A Johns Hopkins communications expert suggests that potential Madame Presidents have been obscured in the press. As a result, female candidates haven't been as familiar to voters as male candidates, said Erika Falk, associate program chair of the Master of Arts in Communication in Contemporary Society program at Johns Hopkins and author of Women for President: Media Bias in Eight Campaigns, to be published this month by the University of Illinois Press.

The book is especially topical during the 2008 presidential campaign, in which there has been considerable attention paid to the lone woman in the race, Sen. Hillary Clinton. Despite the fact that we see Clinton in print and on TV on a daily basis, Falk argues, the bias continues: The coverage isn't nearly as comprehensive, she says, as it is for Sen. Barack Obama.

In Women for President, Falk analyzes gender bias in press coverage of the presidential campaigns of Victoria Woodhull (who ran in 1872), Belva Lockwood (1884 and 1888), Margaret Chase Smith (1964), Shirley Chisholm (1972), Patricia Schroeder (1988), Lenora Fulani (1988 and 1992), Elizabeth Dole (2000) and Carol Moseley Braun (2004). According to Falk's research:

Men received more frequent and longer press coverage than women in the same race, with men having twice the number of stories written about them. The stories about the men were also 7 percent longer.

Stories about female candidates emphasized their physical appearance and families. For the women, there were three times as many physical descriptions (e.g., references to clothing or a candidate's age) as for their closest male competitor in the race. Women also were stereotypically portrayed as more emotional, and their professional titles were more likely to be omitted from stories.
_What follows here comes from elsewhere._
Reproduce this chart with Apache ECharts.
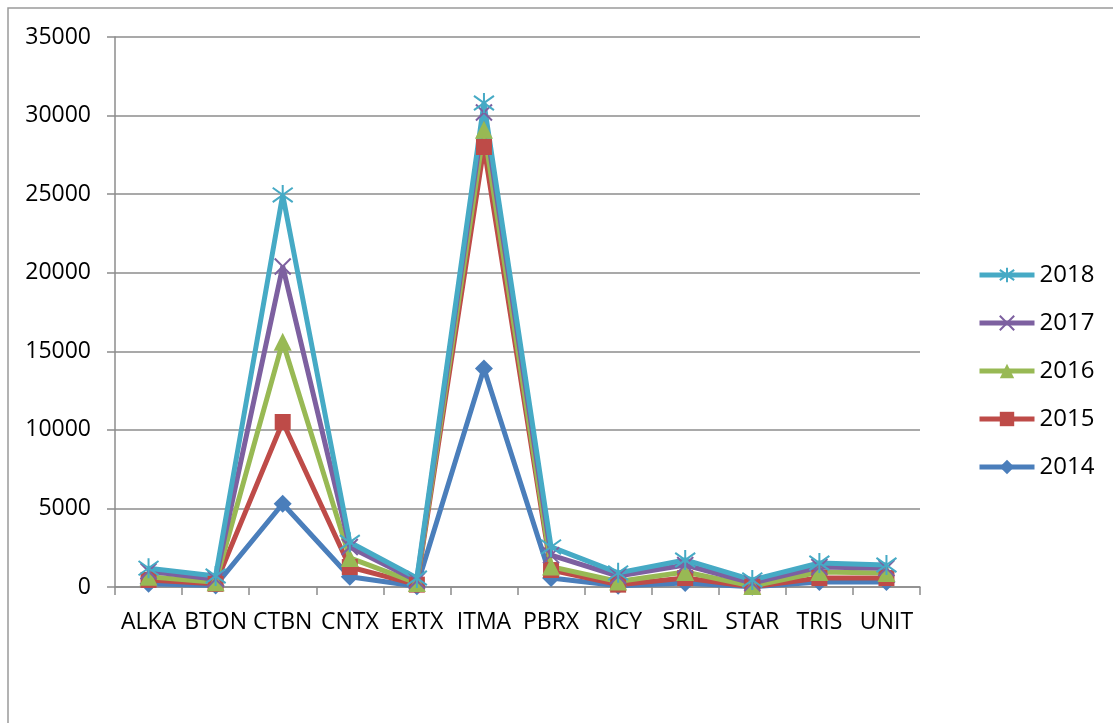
<!DOCTYPE html>
<html>
<head>
<meta charset="utf-8">
<script src="https://cdn.jsdelivr.net/npm/echarts@6/dist/echarts.min.js"></script>
<style>
  html, body { margin: 0; padding: 0; background: #fff; }
  #chart { width: 1113px; height: 723px; }
</style>
</head>
<body>
<div id="chart"></div>
<script>
// categories and yearly values
const CATEGORIES = ['ALKA', 'BTON', 'CTBN', 'CNTX', 'ERTX', 'ITMA', 'PBRX', 'RICY', 'SRIL', 'STAR', 'TRIS', 'UNIT'];
const Y2014 = [200, 100, 5300, 650, 50, 13900, 570, 80, 250, 10, 320, 320];
const Y2015 = [450, 200, 10500, 1270, 150, 28000, 1080, 150, 570, 20, 570, 570];
const Y2016 = [650, 300, 15600, 1850, 250, 29100, 1300, 350, 950, 60, 950, 890];
const Y2017 = [1000, 500, 20400, 2550, 400, 30200, 2030, 700, 1400, 250, 1270, 1200];
const Y2018 = [1200, 700, 24950, 2850, 570, 30800, 2550, 900, 1720, 450, 1530, 1400];
const YEARS = ['2014', '2015', '2016', '2017', '2018'];
const LEGEND_ORDER = ['2018', '2017', '2016', '2015', '2014'];

const FONT = '"Open Sans", sans-serif';
const GRID_GREY = '#8c8c8c';

// Excel-2007 style markers
const STYLES = {
  '2014': { color: '#4a7ebb', symbol: 'diamond', size: 18 },
  '2015': { color: '#be4b48', symbol: 'rect', size: 16 },
  '2016': { color: '#98b954', symbol: 'triangle', size: 18 },
  '2017': { color: '#7d60a0', symbol: 'path://M0,0L20,20M20,0L0,20', size: 16, stroke: true },
  '2018': { color: '#46aac5', symbol: 'path://M0,0L20,20M20,0L0,20M10,-4L10,24', size: 20, stroke: true },
};

const DATA = { '2014': Y2014, '2015': Y2015, '2016': Y2016, '2017': Y2017, '2018': Y2018 };

const chart = echarts.init(document.getElementById('chart'));

chart.setOption({
  animation: false,
  backgroundColor: '#fff',
  textStyle: { fontFamily: FONT },
  graphic: [
    // outer frame of the pasted chart (only top + left edges are visible)
    { type: 'polyline', shape: { points: [[8, 723], [8, 8], [1113, 8]] },
      style: { stroke: '#9a9a9a', lineWidth: 1.5, fill: null }, silent: true },
  ],
  grid: { left: 115, right: 193, top: 37, bottom: 136 },
  legend: {
    orient: 'vertical',
    left: 972, top: 258,
    data: LEGEND_ORDER,
    itemWidth: 55, itemHeight: 18, itemGap: 24,
    lineStyle: { width: 5 },
    textStyle: { color: '#000', fontSize: 24, fontFamily: FONT },
  },
  xAxis: {
    type: 'category',
    data: CATEGORIES,
    boundaryGap: true,
    axisLine: { lineStyle: { color: GRID_GREY, width: 1.5 } },
    axisTick: { show: true, length: 8, lineStyle: { color: GRID_GREY, width: 1.5 } },
    axisLabel: { color: '#000', fontSize: 23, margin: 24, fontFamily: FONT, interval: 0 },
  },
  yAxis: {
    type: 'value',
    min: 0, max: 35000, interval: 5000,
    axisLine: { show: true, lineStyle: { color: GRID_GREY, width: 1.5 } },
    axisTick: { show: true, length: 8, lineStyle: { color: GRID_GREY, width: 1.5 } },
    splitLine: { lineStyle: { color: GRID_GREY, width: 1.5 } },
    axisLabel: { color: '#000', fontSize: 23, margin: 24, fontFamily: FONT, formatter: v => String(v) },
  },
  series: YEARS.map(y => {
    const s = STYLES[y];
    return {
      name: y,
      type: 'line',
      data: DATA[y],
      symbol: s.symbol,
      symbolSize: s.size,
      lineStyle: { color: s.color, width: 5 },
      itemStyle: s.stroke
        ? { color: s.color, borderColor: s.color, borderWidth: 2 }
        : { color: s.color },
      emphasis: { disabled: true },
    };
  }),
});
</script>
</body>
</html>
Men received much more substantive coverage, with 27 percent of the paragraphs written about them focusing on issues. In comparison, only 16 percent of the stories about the women were based on the issues at hand.

Even if they polled at the same rate, men were more likely than women to be portrayed as having a shot at winning, even though they were just as likely to lose.
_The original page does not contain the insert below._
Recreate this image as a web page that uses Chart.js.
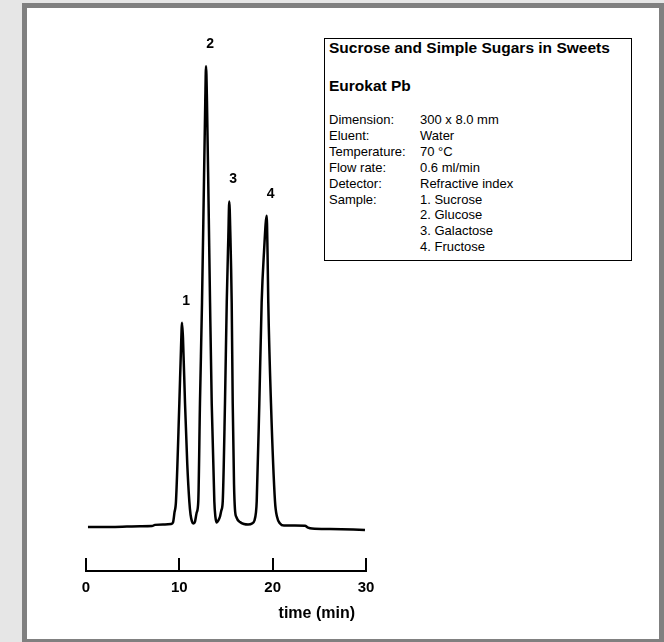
<!DOCTYPE html>
<html>
<head>
<meta charset="utf-8">
<script src="https://cdn.jsdelivr.net/npm/chart.js@4/dist/chart.umd.min.js"></script>
<style>
  html, body { margin: 0; padding: 0; }
  body {
    width: 664px; height: 642px; position: relative; overflow: hidden;
    background: #e6e6e6; font-family: "Liberation Sans", Arial, sans-serif; color: #000;
  }
  .frame {
    position: absolute; left: 22px; top: 3px; width: 632px; height: 631px;
    border: 5px solid #808080; background: #fff;
  }
  #chromChart { position: absolute; left: 0; top: 0; }
  .method-box {
    position: absolute; left: 324px; top: 38px; width: 302px; height: 221px;
    padding-left: 4px; border: 1px solid #000; background: #fff;
  }
  .method-box .title { font-weight: bold; font-size: 15.5px; line-height: 18px; }
  .method-box .column { font-weight: bold; font-size: 15.5px; line-height: 18px; margin-top: 20px; }
  .method-box .params {
    display: grid; grid-template-columns: 91px auto;
    font-size: 13px; line-height: 15.9px; margin-top: 17px;
  }
</style>
</head>
<body>
<div class="frame"></div>
<canvas id="chromChart" width="664" height="642"></canvas>
<div class="method-box">
  <div class="title">Sucrose and Simple Sugars in Sweets</div>
  <div class="column">Eurokat Pb</div>
  <div class="params">
    <span>Dimension:</span><span>300 x 8.0 mm</span>
    <span>Eluent:</span><span>Water</span>
    <span>Temperature:</span><span>70 °C</span>
    <span>Flow rate:</span><span>0.6 ml/min</span>
    <span>Detector:</span><span>Refractive index</span>
    <span>Sample:</span><span>1. Sucrose</span>
    <span></span><span>2. Glucose</span>
    <span></span><span>3. Galactose</span>
    <span></span><span>4. Fructose</span>
  </div>
</div>
<script>
// RI trace, time in min, response relative to the glucose peak (= 100)
const times = [
  0.21, 2.57, 4.39, 5.79, 7.07, 7.39, 8.46, 9.11, 9.32, 9.48,
  9.64, 10.00, 10.18, 10.29, 10.39, 10.61, 10.85, 11.07, 11.20, 11.36,
  11.50, 11.68, 11.86, 12.03, 12.21, 12.43, 12.64, 12.78, 12.86, 12.96,
  13.13, 13.29, 13.47, 13.75, 13.86, 14.01, 14.18, 14.36, 14.50, 14.65,
  14.89, 15.08, 15.25, 15.35, 15.46, 15.61, 15.72, 15.86, 15.96, 16.13,
  16.50, 16.93, 17.36, 17.79, 18.05, 18.21, 18.29, 18.57, 18.82, 19.07,
  19.36, 19.45, 19.53, 19.82, 20.25, 20.46, 20.79, 21.21, 22.39, 23.46,
  23.79, 24.21, 26.14, 29.89
];
const signal = [
  -0.07, -0.07, 0.00, 0.07, 0.11, 0.37, 0.44, 0.55, 0.88, 3.07,
  5.48, 26.75, 38.8, 44.3, 41.0, 26.75, 13.6, 5.48, 2.63, 1.10,
  0.66, 1.10, 3.07, 5.48, 26.75, 48.7, 75.0, 92.5, 100.0, 92.5,
  70.6, 48.7, 26.75, 5.48, 2.19, 0.88, 1.32, 2.19, 3.51, 5.48,
  26.75, 48.7, 62.9, 70.6, 64.0, 48.7, 26.75, 9.21, 3.73, 1.97,
  0.99, 0.55, 0.44, 0.66, 1.32, 3.07, 5.48, 26.75, 48.7, 59.6,
  67.5, 59.6, 48.7, 26.75, 5.48, 2.19, 0.66, 0.22, 0.22, 0.18,
  -0.22, -0.44, -0.55, -0.72
];
// peak numbers and their apex times
const peakNames = ['1', '2', '3', '4'];
const peakTimes = [10.29, 12.86, 15.35, 19.36];
const xTicks = [0, 10, 20, 30];

const FONT = '"Liberation Sans", Arial, sans-serif';

const chromPlugin = {
  id: 'chromDecor',
  afterDraw(chart) {
    const { ctx, chartArea } = chart;
    const xs = chart.scales.x;
    const ys = chart.scales.y;
    ctx.save();

    // tick marks stand up from the time axis
    ctx.strokeStyle = '#000';
    ctx.lineWidth = 2;
    xTicks.forEach(v => {
      const px = Math.round(xs.getPixelForValue(v));
      ctx.beginPath();
      ctx.moveTo(px, chartArea.bottom);
      ctx.lineTo(px, chartArea.bottom - 13);
      ctx.stroke();
    });

    // axis caption
    ctx.fillStyle = '#000';
    ctx.font = 'bold 16px ' + FONT;
    ctx.textAlign = 'right';
    ctx.textBaseline = 'middle';
    ctx.fillText('time (min)', chartArea.right - 11, chartArea.bottom + 43);

    // peak numbers above each apex
    ctx.font = 'bold 14px ' + FONT;
    ctx.textAlign = 'center';
    peakTimes.forEach((t, i) => {
      const idx = times.indexOf(t);
      const px = xs.getPixelForValue(t);
      const py = ys.getPixelForValue(signal[idx]);
      ctx.fillText(peakNames[i], px + 4, py - 22);
    });
    ctx.restore();
  }
};

new Chart(document.getElementById('chromChart').getContext('2d'), {
  type: 'line',
  data: {
    datasets: [{
      data: times.map((t, i) => ({ x: t, y: signal[i] })),
      borderColor: '#000',
      borderWidth: 2.5,
      pointRadius: 0,
      fill: false,
      cubicInterpolationMode: 'monotone',
      borderJoinStyle: 'round'
    }]
  },
  options: {
    responsive: false,
    animation: false,
    layout: { padding: { left: 86, right: 298, top: 40, bottom: 45 } },
    plugins: { legend: { display: false }, tooltip: { enabled: false } },
    scales: {
      x: {
        type: 'linear', min: 0, max: 30,
        grid: { display: false },
        border: { display: true, color: '#000', width: 2 },
        ticks: {
          stepSize: 10, padding: 0, color: '#000',
          font: { family: FONT, size: 15, weight: 'bold' }
        }
      },
      y: { display: false, min: -9.65, max: 105.7 }
    }
  },
  plugins: [chromPlugin]
});
</script>
</body>
</html>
Sometimes the different portrayals of women worked in their favor: Though they received less coverage, women's quotes were 14 percent longer, and they received more frequent references to their biographies and character, with 37 character depictions for every 10,000 words, compared with 28 such depictions per 10,000 words for men.

"With the radical changes that have taken place for women in politics and journalism over the last 130 years, it is significant that the press portrayals of women candidates have not changed more," Falk said. "Although I found some differences in the press over time, the strongest trends did not show regular progress. Instead they suggested that women candidates from 1872 to 2004 were treated differently from their men counterparts, with women often getting the short end of the stick."

Falk believes that the same forces are at work in the 2008 campaign. From the beginning, she said, Obama has been more prominent in the press than Clinton: Both candidates announced their intentions to run for president in January 2007, and despite the fact that Clinton was higher in the polls from the start, the top six newspapers in the country ran 59 stories mentioning Obama in the headline that month compared to just 36 mentioning Clinton.

"In presidential campaigns, media portrayals are particularly important," Falk said. "Unlike lower-level races where interpersonal contact plays a central role, in presidential contests most of what constituents know about any candidate is learned from the media. Depending on the content, the media can encourage people to participate, engage and become interested in the political process, or instead determine that the political process is not for them."

But the media's influence reaches beyond Clinton's run for the White House. "Another reason for us to be concerned is that the press coverage or lack thereof may have a chilling effect on women's desire to run," Falk said. "That is to say, the press, which tends to ignore women candidates and paints them in stereotypical ways, may deter women from running, and this may be the most significant problem in making gains for women in office."